Hero Bio:
Marvin Berdan Grey, the fifth son of a family of nine children was born June 12, 1889, on his father’s farm at Sand Lake, Lenawee County, Michigan. At the age of four years, his father, Alfred Grey, and mother, Ancy Rose Grey, moved with the family to Ann Arbor, Michigan, where they resided until the death of Mrs. Grey, May 9, 1919. The boy, Marvin, grew to be healthy and strong with the love of the out-of-doors in his heart. He excelled in athletics at the Ann Arbor High School and attained local fame as a football player, starring on the famous team of 1910 which, had it not been for objections of the principal of the school, would have accepted an offer of a tour to the Pacific Coast. While in high school he became a member of the National Guard at Ann Arbor and was soon promoted to the rank of Sergeant.

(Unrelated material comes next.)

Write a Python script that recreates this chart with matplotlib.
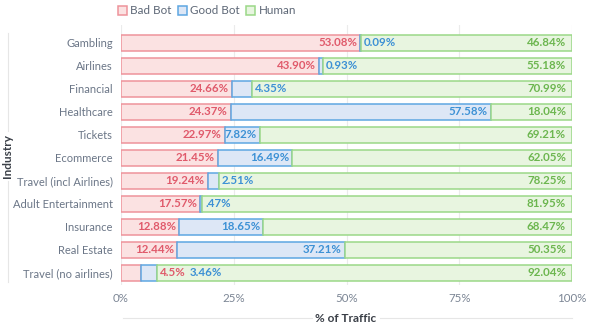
import matplotlib
matplotlib.use("Agg")
import matplotlib.pyplot as plt
from matplotlib.patches import Patch
from matplotlib.lines import Line2D

plt.rcParams['font.family'] = ['Lato', 'DejaVu Sans']

industries = ["Gambling", "Airlines", "Financial", "Healthcare", "Tickets", "Ecommerce",
              "Travel (incl Airlines)", "Adult Entertainment", "Insurance", "Real Estate",
              "Travel (no airlines)"]
bad_bot = [53.08, 43.90, 24.66, 24.37, 22.97, 21.45, 19.24, 17.57, 12.88, 12.44, 4.5]
good_bot = [0.09, 0.93, 4.35, 57.58, 7.82, 16.49, 2.51, 0.47, 18.65, 37.21, 3.46]
human = [46.84, 55.18, 70.99, 18.04, 69.21, 62.05, 78.25, 81.95, 68.47, 50.35, 92.04]
bad_labels = ["53.08%", "43.90%", "24.66%", "24.37%", "22.97%", "21.45%", "19.24%",
              "17.57%", "12.88%", "12.44%", "4.5%"]
good_labels = ["0.09%", "0.93%", "4.35%", "57.58%", "7.82%", "16.49%", "2.51%",
               ".47%", "18.65%", "37.21%", "3.46%"]
human_labels = ["46.84%", "55.18%", "70.99%", "18.04%", "69.21%", "62.05%", "78.25%",
                "81.95%", "68.47%", "50.35%", "92.04%"]
x_ticks = [0, 25, 50, 75, 100]
x_ticklabels = ["0%", "25%", "50%", "75%", "100%"]
series_names = ["Bad Bot", "Good Bot", "Human"]

fills = ['#fbe2e2', '#dde7f6', '#e8f5e0']
edges = ['#ee939b', '#5ea7e2', '#9bd888']
txtc = ['#e05a6b', '#3d91d5', '#6cb64f']

W, H = 590, 326
fig = plt.figure(figsize=(W / 100, H / 100), dpi=100)
ax_left, ax_right = 121 / W, 572 / W
ax_top, ax_bot = 1 - 25 / H, 1 - 284.5 / H
ax = fig.add_axes([ax_left, ax_bot, ax_right - ax_left, ax_top - ax_bot])

n = len(industries)
ys = list(range(n))
bh = 0.7
lw = 1.1
lefts_good = [b for b in bad_bot]
lefts_human = [b + g for b, g in zip(bad_bot, good_bot)]
ax.barh(ys, bad_bot, height=bh, color=fills[0], edgecolor=edges[0], linewidth=lw, zorder=3)
ax.barh(ys, good_bot, left=lefts_good, height=bh, color=fills[1], edgecolor=edges[1], linewidth=lw, zorder=3)
ax.barh(ys, human, left=lefts_human, height=bh, color=fills[2], edgecolor=edges[2], linewidth=lw, zorder=3)

ax.set_xlim(0, 100)
ax.set_ylim(n - 0.5, -0.78)
ax.set_yticks(ys)
ax.set_yticklabels(industries, fontsize=8, color='#6b7687')
ax.set_xticks(x_ticks)
ax.set_xticklabels(x_ticklabels, fontsize=8.3, color='#7b8594')
ax.tick_params(axis='both', length=0)
ax.tick_params(axis='y', pad=6)
ax.tick_params(axis='x', pad=6)
for s in ax.spines.values():
    s.set_visible(False)
ax.grid(axis='x', color='#ebebeb', linewidth=0.8, zorder=0)
ax.set_axisbelow(True)

fs = 8.3
thr = 7.0
for i in range(n):
    b, g = bad_bot[i], good_bot[i]
    bend, gend = b, b + g
    off = 3
    if b >= thr:
        ax.annotate(bad_labels[i], (bend, i), xytext=(-3, 0), textcoords='offset pixels',
                    ha='right', va='center', fontsize=fs, fontweight='bold', color=txtc[0], zorder=5)
    else:
        ax.annotate(bad_labels[i], (gend, i), xytext=(off, 0), textcoords='offset pixels',
                    ha='left', va='center', fontsize=fs, fontweight='bold', color=txtc[0], zorder=5)
        off = 33
    if g >= thr:
        ax.annotate(good_labels[i], (gend, i), xytext=(-3, 0), textcoords='offset pixels',
                    ha='right', va='center', fontsize=fs, fontweight='bold', color=txtc[1], zorder=5)
    else:
        ax.annotate(good_labels[i], (gend, i), xytext=(off, 0), textcoords='offset pixels',
                    ha='left', va='center', fontsize=fs, fontweight='bold', color=txtc[1], zorder=5)
    ax.annotate(human_labels[i], (100, i), xytext=(-6, 0), textcoords='offset pixels',
                ha='right', va='center', fontsize=fs, fontweight='bold', color=txtc[2], zorder=5)

# axis titles with decorative lines
fig.text(346 / W, 1 - 318 / H, "% of Traffic", ha='center', va='center', fontsize=8.5,
         fontweight='bold', color='#3a3f47')
ly = 1 - 318 / H
fig.add_artist(Line2D([123 / W, 312 / W], [ly, ly], color='#e6e6e6', lw=0.8))
fig.add_artist(Line2D([380 / W, 572 / W], [ly, ly], color='#e6e6e6', lw=0.8))

fig.text(8 / W, 1 - 156 / H, "Industry", ha='center', va='center', rotation=90, fontsize=8.5,
         fontweight='bold', color='#3a3f47')
lx = 8 / W
fig.add_artist(Line2D([lx, lx], [1 - 33 / H, 1 - 131 / H], color='#e6e6e6', lw=0.8))
fig.add_artist(Line2D([lx, lx], [1 - 181 / H, 1 - 282 / H], color='#e6e6e6', lw=0.8))

handles = [Patch(facecolor=fills[k], edgecolor=edges[k], linewidth=1.1, label=series_names[k])
           for k in range(3)]
fig.legend(handles=handles, loc='center', bbox_to_anchor=(207 / W, 1 - 11 / H), ncol=3,
           frameon=False, fontsize=8.4, handlelength=0.75, handleheight=0.75, handletextpad=0.3,
           columnspacing=0.55, labelcolor='#5d6776', borderaxespad=0, borderpad=0)

fig.savefig("out.png", dpi=100, facecolor='white')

He was an ardent fisherman, hunter and horseman. His fondness of horses finally took him westward in 1911 where he became a skillful rider, riding the range of Phillip’s Ranch at Fort Pierre, South Dakota. Longing for a ranch of his own, he left Dakota, and filed on a Government claim among the hills about thirty miles from the little town of Gates, Oregon, where he built a rough log cabin, and struggled alone for an existence during many months of hardships. About this time, his mother, failing in health, left Ann Arbor, to live for a short time with her daughter, Mrs. R. O. Taylor, in Caliente, Nevada. Upon hearing of this, not having seen her for four years, he left his little homestead in the wilderness for Caliente, Nevada, accepting the position of Freight Cashier for the Salt Lake Route soon after his arrival. Being a promoter of good clean, healthy sports, he entered immediately into the social life of Caliente, making many friends as he always did everywhere.
He was a man with the highest of ideals and when our country was plunged into war, he felt it his duty to enlist. He bade farewell to Caliente, July 1917, applying at once to the old company at Ann Arbor where he was accepted with the rank the formerly held as Sergeant. He served in France in the Alsace-Lorraine Sector, May 21-July 19, 1918; was recommended to the Army Candidate School, A. E. F., in August 1918; and returned to his company October 8th. He entered the Meuse Argonne Offensive the next day, October 9, 1918, south of Romagne-sous-Montfaucon. On that day as he was leading a platoon of men in a raid on a German machine gun nest, a shell exploded in front of him. His men fell to the ground but when they arose to continue the charge Sergeant Grey was nowhere in sight nor was he ever found. He is survived by his father who resides at 138 Chapin Street, Jackson, Michigan, four sisters, Mrs. W. B. Smith, 138 Chapin Street, Jackson, Michigan; Mrs. William Durand, Marshal, Michigan; Mrs. Chas. Searles, 13 West Gibson Street, Canandaigna, New York; Mrs. R. O. Taylor, 1373 Coplin Avenue, Detroit, Michigan; and four brothers, Allison Grey, 3017 West Grand Boulevard, Detroit, Michigan; Alfred Grey, 1125 West 2nd Street, Los Angeles, California; Harlow Grey, Marshall, Michigan, Thurlow Grey, 814 West 60th Street, Los Angeles, California.